Sunil Garodia Editor-in-Chief of indiacommentary.com. Current Affairs analyst and political commentator. Writes for a number of publications.

Zaira Wasim, the kid who starred in Amir Khan’s Dangal has grown up. At just over 18 years of age, her inner self has made her see things about faith and divinity which some see very late in life and others do not see at all. Zaira has given up acting as she said that it interfered with her religion. It is her inner voice and purely her personal choice and it should be respected. No one has the right to ascribe motives or allege outside influence for her decision. In the past, Vinod Khanna had temporarily quit films (for a very long period, though) to follow his heart and be with his guru, Acharya Rajneesh, or Osho as he is now called by his followers.

One must acknowledge that it takes huge mental composure to be part of the glitz and glamour associated with Bollywood.

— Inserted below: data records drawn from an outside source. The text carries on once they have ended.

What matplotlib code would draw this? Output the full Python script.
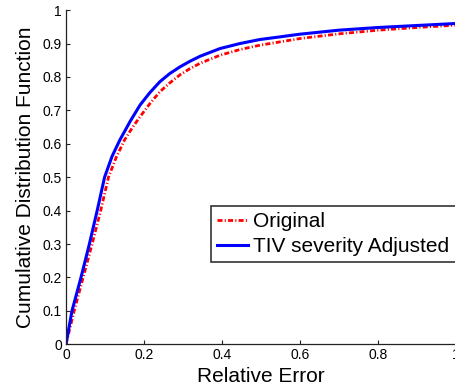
import matplotlib
matplotlib.use('Agg')
import matplotlib.pyplot as plt

# curve points
err_adj = [0, 0.0154, 0.0385, 0.060, 0.080, 0.099, 0.118, 0.138, 0.165, 0.190, 0.215,
           0.241, 0.266, 0.292, 0.318, 0.344, 0.395, 0.446, 0.497, 0.549, 0.6,
           0.7, 0.8, 0.9, 1.0]
cdf_adj = [0, 0.10, 0.20, 0.30, 0.40, 0.50, 0.562, 0.611, 0.668, 0.716, 0.753,
           0.786, 0.810, 0.830, 0.847, 0.862, 0.885, 0.900, 0.912, 0.920, 0.928,
           0.940, 0.948, 0.954, 0.960]

err_orig = [0, 0.021, 0.044, 0.067, 0.089, 0.109, 0.129, 0.150, 0.170, 0.190, 0.215,
            0.241, 0.266, 0.292, 0.318, 0.344, 0.395, 0.446, 0.497, 0.549, 0.6,
            0.7, 0.8, 0.9, 1.0]
cdf_orig = [0, 0.10, 0.20, 0.30, 0.40, 0.50, 0.560, 0.611, 0.648, 0.681, 0.720,
            0.756, 0.782, 0.806, 0.825, 0.841, 0.865, 0.882, 0.895, 0.905, 0.915,
            0.929, 0.940, 0.948, 0.955]

x_ticks = [0, 0.2, 0.4, 0.6, 0.8, 1]
y_ticks = [0, 0.1, 0.2, 0.3, 0.4, 0.5, 0.6, 0.7, 0.8, 0.9, 1]
x_ticklabels = ['0', '0.2', '0.4', '0.6', '0.8', '1']
y_ticklabels = ['0', '0.1', '0.2', '0.3', '0.4', '0.5', '0.6', '0.7', '0.8', '0.9', '1']

plt.rcParams['font.family'] = ['Liberation Sans', 'DejaVu Sans']

fig = plt.figure(figsize=(4.55, 3.85), dpi=100)
ax = fig.add_axes([0.145, 0.1057, 0.857, 0.868])

ax.plot(err_orig, cdf_orig, color='red', lw=2.0, linestyle=(0, (1.8, 0.8, 0.4, 0.8)),
        label='Original')
ax.plot(err_adj, cdf_adj, color='blue', lw=2.2, label='TIV severity Adjusted')

ax.set_xlim(0, 1)
ax.set_ylim(0, 1)
ax.set_xticks(x_ticks)
ax.set_xticklabels(x_ticklabels)
ax.set_yticks(y_ticks)
ax.set_yticklabels(y_ticklabels)
ax.tick_params(direction='in', length=3, width=0.8, labelsize=10, pad=3, colors='#222222')
ax.tick_params(labelcolor='black')
for side in ['top', 'right']:
    ax.spines[side].set_visible(False)
for side in ['left', 'bottom']:
    ax.spines[side].set_linewidth(0.9)
    ax.spines[side].set_color('#222222')

ax.set_xlabel('Relative Error', fontsize=15, labelpad=3)
ax.set_ylabel('Cumulative Distribution Function', fontsize=15, labelpad=5)

# legend box runs past the right edge of the picture, as in the original
leg = ax.legend(loc='upper left', bbox_to_anchor=(210.7 / 455, 1 - 205.7 / 385, 0.6, 0),
                bbox_transform=fig.transFigure, mode='expand', fontsize=15, frameon=True,
                fancybox=False, handlelength=1.5, handletextpad=0.25, borderpad=0.3,
                labelspacing=0.3, borderaxespad=0)
leg.get_frame().set_edgecolor('black')
leg.get_frame().set_linewidth(1.2)

fig.savefig('out.png', dpi=100)
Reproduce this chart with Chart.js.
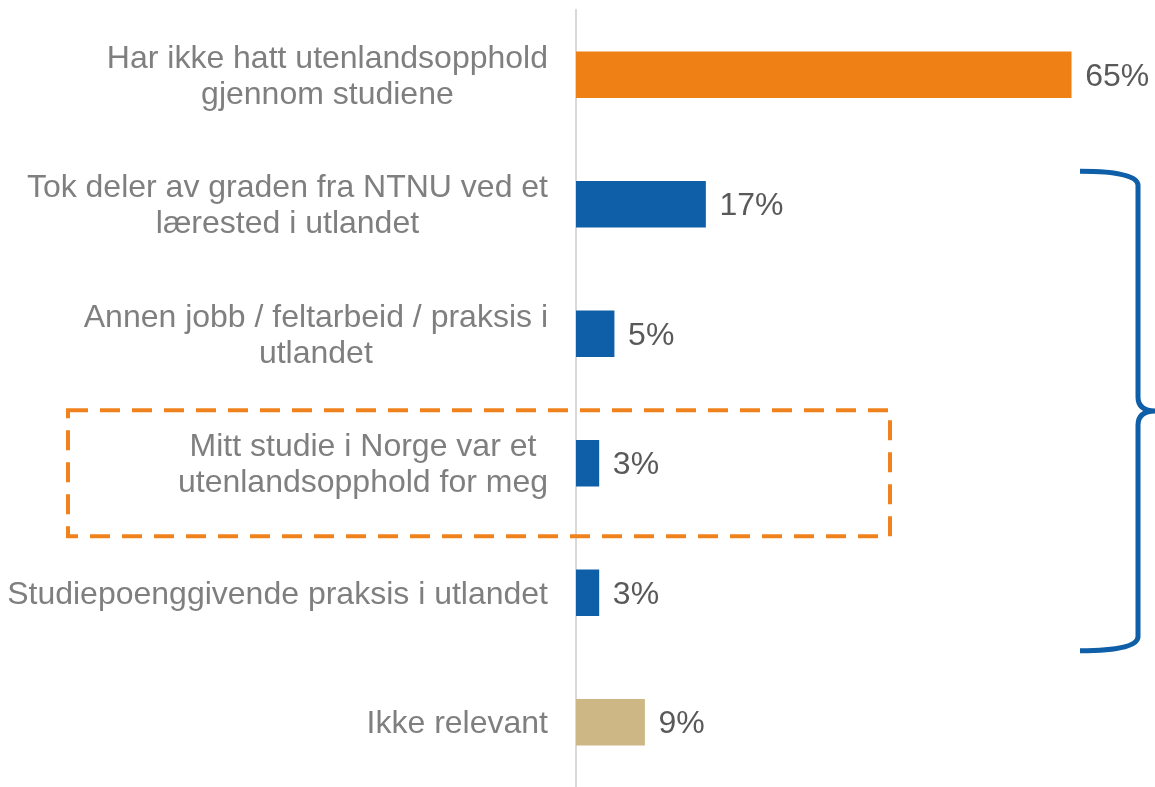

Many women and even men have been known to have not been able to handle the pressure and have fallen apart. Zaira was just 13 when she started acting in Dangal and 16 when it was released, following which she won many awards and became famous. Right from her first film, she has been subjected to public scrutiny (as any actor would be) but mostly because of her religion. When she cropped her hair for the role of a wrestler in her debut film, people criticized her for being un-Islamic. She had also complained about a fellow passenger trying to molest her in a flight. Even then, the issue had taken a communal turn with some people trying to support the accused. It is not surprising that the confused and hurt girl could have retreated in a shell and reflected on whatever was happening with her. It is not always necessary for a pundit, maulavi or bishop to tell us what is right and what is wrong. Our inner voice, propelled by our imaan, can do it for us.

If Zaira has had that awakening, she is surely blessed. If she says that she discovered that she did fit in Bollywood but felt that she did not belong there, we should not be judgmental but accept, and respect, her personal choice.